When Randall Schleufer and his 19-year-old daughter, Sierra, walked into the recently re-opened Ferguson’s one Sunday in late September, they were doing something they haven’t done in nearly two years of weekly father-daughter breakfasting.
They were returning to a place for a second time.
It had been so long since the two had been at the historic diner near their Garland-area home that the joint had been ravaged by fire and entirely rebuilt. They returned to find a familiar horseshoe-shaped layout. The menu was the same, as far as they could tell, but the place had that new-tile gleam. The movie posters and production photos of Johnny Depp doing his twinkie dance at the bar here haven’t yet been discolored by the southern sun.

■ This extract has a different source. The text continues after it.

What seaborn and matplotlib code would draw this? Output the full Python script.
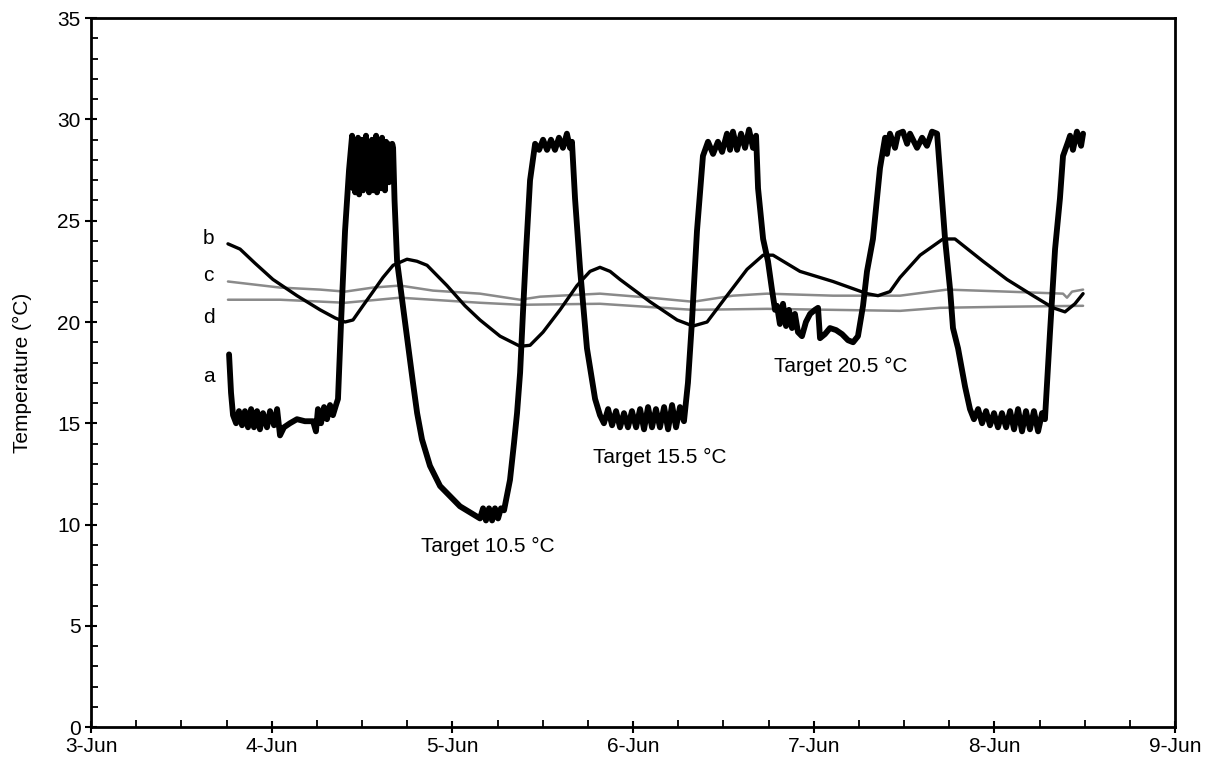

At first the idea was just to go to the neighborhood diner to grab breakfast and catch up on the events of the previous week. “Our schedules are so busy,” Randall says, “we live in the same house, but we never see each other.”
That first week, Randall had an eggs Benedict. Sierra doesn’t remember what she had, but it definitely didn’t contain sausage. A taste for links is a new thing for her — something of a survival adaptation. “You can’t hate sausage when you’re eating breakfast [out] every Sunday,” she says.
By the end of the meal, they had decided to make it a weekly thing. Before the second week, they’d hatched a more ambitious plan. Eat Sunday breakfast at a different joint every week.
They developed a restaurant selection criteria:
Those criteria come with certain clarifications and caveats. Local joints that skew toward quick food — Abelardo’s Mexican in the valley, for example — made the list, as did one of the area’s many Rocket cafes. Starbucks, though, did not.
“We really want to hit 100 [places],” Randall says, “but I don’t want to resort to McDonald’s.”
They have stayed mostly local, although they made exceptions for Sheri’s and Denny’s and Perkins.
Perkins is one of a handful of places that has closed its doors since they went. The Hula Hut at Division and Hastings in North Spokane is another. That’s a shame, they say. Hawaiian breakfast — with its Spam and eggs on rice — was one of the more adventurous meals they’ve had.
They credit Abelardo’s with introducing them to huevos rancheros and Italia Trattoria with fish for breakfast — they recommend the salmon hash — and zeppole, little fried donut holes.
Along the way, they’ve developed a distaste for certain types of establishments — Randall: “I almost feel like buffet places are cheating.” — but not all such places. “Hospital buffets are cool, though,” Sierra replies and Randall agrees. They especially like the offerings in the cafeteria at Sacred Heart.
“Sometimes we just crash the buffets at hotels,” Randall says. “Pheasant Hill was a good one,” Sierra says of the Comfort-Inn affiliated establishment off the Pines exit in the Valley. “It was so cheap,” Randall says, “Something like $8 for both of us.”
They’ve returned to Ferguson’s, a little bit, to reflect and a little bit to plan their next move. The pair have exhausted the local scene completely. They’ll either have to increase their perimeter or wait for a new joint to open.
During the meal, talk turns more concretely to the future.
Sierra is looking to move to Seattle to attend the University of Washington. Randal, 42, a games programmer and animator, asks if she’s decided what she wants to study.
R: You’re still on that?
S: “Yesss, I’m still on that.”
R: “I mean, it’s not a bad thing. Neurobiology is serious.”
S: “Well, you don’t start out on Neurobiology. You do just Biology first.”
Randall allows the deflection for a few moments, then returns to the question: “But really, why neuroscience?”
“You can’t ask me the big questions after that many hashbrowns,” Sierra replies, but then she settles upon a nice, clean, SAT-level analogy: Neurobiology is a way of understanding our minds that feels like a scientific step forward from psychology, she says, “I see it as being akin to how chemistry was born from alchemy.” She actually says, “akin.”
This answer impresses Randall, and the two return to talking about food.